<<<<
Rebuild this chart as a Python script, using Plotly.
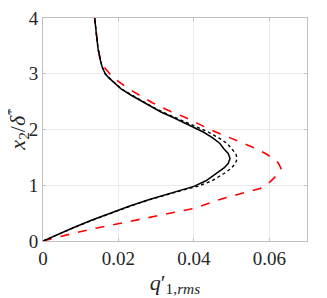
import plotly.graph_objects as go

# solid black
solid_x = [0.0, 0.0040, 0.0080, 0.0130, 0.0180, 0.0230, 0.0280, 0.0330, 0.0365, 0.0400, 0.0432, 0.0460, 0.0480, 0.0491, 0.0496, 0.0491, 0.0480, 0.0469, 0.0450, 0.0425, 0.0403, 0.0375, 0.0344, 0.0314, 0.0278, 0.0235, 0.0207, 0.0186, 0.0174, 0.0165, 0.0157, 0.0151, 0.0146, 0.0142, 0.0139, 0.0137]
solid_y = [0.0, 0.122, 0.238, 0.376, 0.505, 0.627, 0.741, 0.846, 0.915, 0.980, 1.08, 1.21, 1.31, 1.39, 1.48, 1.57, 1.65, 1.75, 1.85, 1.955, 2.03, 2.12, 2.22, 2.31, 2.44, 2.61, 2.73, 2.85, 2.93, 3.00, 3.12, 3.27, 3.45, 3.685, 3.85, 4.0]

# dotted black
dot_x = [0.0, 0.0041, 0.0081, 0.0132, 0.0182, 0.0232, 0.0283, 0.0335, 0.0372, 0.0410, 0.0448, 0.0480, 0.0500, 0.0510, 0.0515, 0.0511, 0.0501, 0.0488, 0.0466, 0.0438, 0.0413, 0.0383, 0.0350, 0.0318, 0.0281, 0.0237, 0.0208, 0.0187, 0.0175, 0.0165, 0.0157, 0.0151, 0.0146, 0.0142, 0.0139, 0.0137]
dot_y = solid_y

# dashed red
red_x = [0.0, 0.0040, 0.0080, 0.0140, 0.0200, 0.0300, 0.0400, 0.0469, 0.0514, 0.0550, 0.0576, 0.0602, 0.0620, 0.0631, 0.0624, 0.0610, 0.0590, 0.0560, 0.0525, 0.0490, 0.0443, 0.0410, 0.0376, 0.0330, 0.0290, 0.0257, 0.0225, 0.0198, 0.0177, 0.0162, 0.0152, 0.0146, 0.0142, 0.0139, 0.0137]
red_y = [0.0, 0.07, 0.137, 0.23, 0.316, 0.447, 0.585, 0.746, 0.83, 0.89, 0.943, 1.06, 1.18, 1.30, 1.40, 1.48, 1.57, 1.67, 1.77, 1.87, 2.00, 2.11, 2.22, 2.35, 2.48, 2.61, 2.74, 2.87, 3.00, 3.12, 3.27, 3.45, 3.685, 3.85, 4.0]

x_ticks = [0, 0.02, 0.04, 0.06]
x_labels = ["0", "0.02", "0.04", "0.06"]
y_ticks = [0, 1, 2, 3, 4]
y_labels = ["0", "1", "2", "3", "4"]

fig = go.Figure()
fig.add_trace(go.Scatter(x=red_x, y=red_y, mode="lines", line=dict(color="red", width=1.6, dash="dash")))
fig.add_trace(go.Scatter(x=dot_x, y=dot_y, mode="lines", line=dict(color="black", width=1.4, dash="dot")))
fig.add_trace(go.Scatter(x=solid_x, y=solid_y, mode="lines", line=dict(color="black", width=1.5)))

font = "Liberation Serif"
fig.update_layout(
    width=319, height=290,
    margin=dict(l=35, r=20, t=10, b=57),
    paper_bgcolor="white", plot_bgcolor="white",
    showlegend=False,
    font=dict(family=font, size=19, color="#262626"),
)
fig.update_xaxes(
    range=[0, 0.07], tickvals=x_ticks, ticktext=x_labels,
    tickfont=dict(family=font, size=19, color="#262626"),
    ticklabeloverflow="allow",
    showgrid=True, gridcolor="#ebebeb", gridwidth=1,
    showline=True, linecolor="#c0c0c0", linewidth=1, mirror="ticks",
    ticks="inside", ticklen=3, tickcolor="#c0c0c0",
    zeroline=False, automargin=False,
    title=dict(text="<i>q</i>′<sub>1,<i>rms</i></sub>", font=dict(family=font, size=22, color="#262626"), standoff=6),
)
fig.update_yaxes(
    range=[0, 4], tickvals=y_ticks, ticktext=y_labels,
    tickfont=dict(family=font, size=19, color="#262626"),
    ticklabeloverflow="allow",
    showgrid=True, gridcolor="#ebebeb", gridwidth=1,
    showline=True, linecolor="#c0c0c0", linewidth=1, mirror="ticks",
    ticks="inside", ticklen=3, tickcolor="#c0c0c0",
    zeroline=False, automargin=False,
)
fig.add_annotation(
    text="<i>x</i><sub>2</sub>/<i>δ</i><sup>*</sup>",
    xref="paper", yref="paper", x=-0.098, y=0.5,
    xanchor="center", yanchor="middle", textangle=-90,
    showarrow=False, font=dict(family=font, size=22, color="#262626"),
)
fig.write_html("out.html")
>>>>
• TASK: Reproduce the data above word for word from its first line through the line that holds "import plotly.graph_objects as go", both ends included; skip pictures.

• TASK ANSWER:
Rebuild this chart as a Python script, using Plotly.
import plotly.graph_objects as go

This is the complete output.